O mesmo se diga das regiões de Volta Redonda, Barra Mansa, Petrópolis, Nova Friburgo… Em todas essas cidades há gente que vota no Rodrigo Maia e na Jandira Feghali, mas numa eleição distrital a chance de políticos com esse perfil ganharem ali é bem pequena. A paroquialização seria exacerbada.

Em alguns países que praticam o voto distrital é comum os partidos deslocarem candidatos para regiões com as quais eles não têm identificação, por mera estratégia eleitoral. Acontece que em todos esses países há uma cultura arraigada de voto partidário. Os Labours colocaram Tony Blair para concorrer em Sedgefield porque é um “distrito seguro”: naquela região os trabalhistas elegem qualquer deputado que se apresente, desde 1935. No Brasil não há nada nem parecido com isso.

Então, voltemos aos nossos distritos mais “nobres”: na Tijuca, como já especulamos, o Chico Alencar largaria como favorito. Mas, e se as milícias das favelas do entorno resolvessem lançar um membro de seus bandos com a plataforma de “combater a violência”, e se este gângster tivesse a capacidade de agregar os votos conservadores do bairro? A eleição de Alencar não estaria de modo algum segura, e os votos que ele hoje tem no Estado inteiro não poderiam ajudá-lo.

Prossigamos. O deputado federal mais votado nesta eleição na Zona Sul (principalmente Copacabana) e na Barra da Tijuca foi o mesmo que liderou em quase toda a cidade: Jair Bolsonaro! Ele teria eleições mais seguras em outros bairros, mas quem garante que, sendo o que é, não decidiria concorrer justamente onde poderia impor aos moderados sua derrota mais amarga?

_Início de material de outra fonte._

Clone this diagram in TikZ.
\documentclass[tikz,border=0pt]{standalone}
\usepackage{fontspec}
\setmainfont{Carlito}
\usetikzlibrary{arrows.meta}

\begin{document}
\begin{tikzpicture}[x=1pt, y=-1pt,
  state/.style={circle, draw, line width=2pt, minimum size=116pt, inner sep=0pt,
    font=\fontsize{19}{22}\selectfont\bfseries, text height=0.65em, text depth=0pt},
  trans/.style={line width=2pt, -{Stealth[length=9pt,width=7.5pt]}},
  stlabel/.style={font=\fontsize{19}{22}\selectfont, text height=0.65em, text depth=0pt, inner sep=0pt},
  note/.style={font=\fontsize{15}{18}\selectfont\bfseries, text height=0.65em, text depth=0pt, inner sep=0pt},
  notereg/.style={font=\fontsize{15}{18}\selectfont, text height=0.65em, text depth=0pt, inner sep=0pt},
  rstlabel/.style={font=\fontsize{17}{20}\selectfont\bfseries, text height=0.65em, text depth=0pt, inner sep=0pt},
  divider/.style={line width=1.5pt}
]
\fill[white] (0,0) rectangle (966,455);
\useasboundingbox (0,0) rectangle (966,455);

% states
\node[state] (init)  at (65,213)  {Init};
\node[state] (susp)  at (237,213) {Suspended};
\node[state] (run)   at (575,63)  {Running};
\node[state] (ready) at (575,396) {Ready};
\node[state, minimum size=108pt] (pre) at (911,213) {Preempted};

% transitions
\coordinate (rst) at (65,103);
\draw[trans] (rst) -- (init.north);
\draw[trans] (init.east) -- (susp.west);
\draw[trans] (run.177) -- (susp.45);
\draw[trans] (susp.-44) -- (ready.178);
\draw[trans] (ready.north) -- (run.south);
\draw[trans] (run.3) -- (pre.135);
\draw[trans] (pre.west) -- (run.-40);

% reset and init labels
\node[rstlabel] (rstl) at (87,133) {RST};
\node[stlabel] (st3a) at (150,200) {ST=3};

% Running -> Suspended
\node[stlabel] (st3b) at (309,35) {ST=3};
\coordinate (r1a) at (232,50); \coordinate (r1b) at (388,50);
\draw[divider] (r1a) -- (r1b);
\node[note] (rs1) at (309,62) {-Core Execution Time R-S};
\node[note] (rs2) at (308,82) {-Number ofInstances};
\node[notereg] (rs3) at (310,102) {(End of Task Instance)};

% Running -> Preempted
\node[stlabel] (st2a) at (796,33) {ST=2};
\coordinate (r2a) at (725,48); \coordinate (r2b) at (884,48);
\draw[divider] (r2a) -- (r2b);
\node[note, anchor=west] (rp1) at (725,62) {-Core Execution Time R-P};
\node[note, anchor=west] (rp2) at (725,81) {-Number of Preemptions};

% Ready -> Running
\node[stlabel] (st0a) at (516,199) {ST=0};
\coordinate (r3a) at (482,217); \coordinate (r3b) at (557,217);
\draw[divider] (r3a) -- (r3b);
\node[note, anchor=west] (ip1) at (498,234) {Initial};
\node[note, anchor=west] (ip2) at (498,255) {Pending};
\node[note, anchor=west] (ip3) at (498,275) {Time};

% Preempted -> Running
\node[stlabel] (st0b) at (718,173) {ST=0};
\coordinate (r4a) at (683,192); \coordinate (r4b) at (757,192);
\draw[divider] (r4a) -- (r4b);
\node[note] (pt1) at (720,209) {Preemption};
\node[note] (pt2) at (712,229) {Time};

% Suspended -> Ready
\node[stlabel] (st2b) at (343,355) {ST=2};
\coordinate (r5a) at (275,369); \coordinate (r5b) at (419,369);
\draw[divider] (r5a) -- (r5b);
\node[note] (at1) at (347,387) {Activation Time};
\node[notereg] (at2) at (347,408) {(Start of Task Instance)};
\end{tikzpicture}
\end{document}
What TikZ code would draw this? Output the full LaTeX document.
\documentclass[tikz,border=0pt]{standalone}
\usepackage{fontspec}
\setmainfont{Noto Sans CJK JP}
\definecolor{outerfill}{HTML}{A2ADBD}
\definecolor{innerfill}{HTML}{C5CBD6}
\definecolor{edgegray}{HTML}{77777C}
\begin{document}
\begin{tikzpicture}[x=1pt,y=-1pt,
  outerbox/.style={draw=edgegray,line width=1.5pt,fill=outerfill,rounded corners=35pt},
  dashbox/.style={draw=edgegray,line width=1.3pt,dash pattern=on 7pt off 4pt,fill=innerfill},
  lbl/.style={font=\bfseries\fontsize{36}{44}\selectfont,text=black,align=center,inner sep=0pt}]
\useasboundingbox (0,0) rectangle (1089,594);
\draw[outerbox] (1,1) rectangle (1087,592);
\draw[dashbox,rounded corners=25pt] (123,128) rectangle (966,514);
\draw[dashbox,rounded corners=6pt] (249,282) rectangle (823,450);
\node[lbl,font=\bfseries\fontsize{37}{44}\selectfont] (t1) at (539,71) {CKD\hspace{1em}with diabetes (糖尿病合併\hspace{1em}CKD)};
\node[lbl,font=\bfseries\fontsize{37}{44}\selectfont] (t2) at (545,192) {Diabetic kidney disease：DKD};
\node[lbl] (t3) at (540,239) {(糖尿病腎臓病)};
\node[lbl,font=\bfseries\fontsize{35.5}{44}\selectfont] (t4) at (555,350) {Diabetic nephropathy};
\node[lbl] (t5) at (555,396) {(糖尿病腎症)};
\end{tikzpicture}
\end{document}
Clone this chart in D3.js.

Há outra lição que podemos tirar da votação dessa pessoa. Em uma eleição proporcional ele “puxa votos” para uns malandros do PMDB e do DEM que são ruins, mas ainda são menos ruins do que ele. No sistema distrital ele poderia se candidatar em um distrito, colocar todos os seus filhos para disputar em outros, e fazer campanha para todos ao mesmo tempo – no sistema atual ele preferiu não colocar os dois filhos para disputar voto com ele mesmo: um se candidatou a deputado estadual, e o outro, em São Paulo.

Ainda: na modalidade distrital ele poderia inventar como candidatos aliados não só os filhos, mas os irmãos, os sobrinhos e vários companheiros de quartel. Ou seja, a diferença, no quesito “puxar votos”, é que os que entrariam graças ao Bolsonaro seriam escolhidos não por uma burocracia partidária, mas por ele mesmo. O que você prefere?

serra+amauryO resultado deste sistema não seria excluir do Congresso os “partidos minoritários”. Ao contrário, qualquer aventureiro poderia criar um partido para concorrer num distrito remoto. O que estaria alijado do Congresso seriam as próprias minorias organizadas. Seria difícil eleger um deputado com uma plataforma de defesa dos direitos da comunidade LGBT, como o Jean Wyllys. Até mesmo políticas nacionais de educação e saúde ficariam em segundo plano.

O grande proponente do voto distrital no Brasil é José Serra. Parte dos seus aliados comprou a ideia porque notava que o PT tinha muitos votos de legenda, o que só conta no sistema tradicional. Mas o perfil de votos do PT mudou: Os votos de legenda diminuíram e os deputados que o partido elege hoje são, em grande número, líderes locais. O mais provável é que a medida seria um tiro de canhão no pé de todos os partidos minimamente organizados.

O que se vê, pela nova composição do Congresso, é uma pulverização do ecossistema partidário brasileiro. Isto traz dificuldades terríveis para a governabilidade e tende a agravar o quadro de fisiologismo e corrupção endêmica. Um sistema que debilite os partidos mais estruturados só pode aprofundar a crise.

Nosso sistema eleitoral – bem como todo o nosso sistema político – tem sérios defeitos. Mas a maior parte do problema não está no modo de contar votos e formar quocientes eleitorais. Quem deseja melhorar a qualidade da política brasileira precisa pensar além das mudanças cosméticas.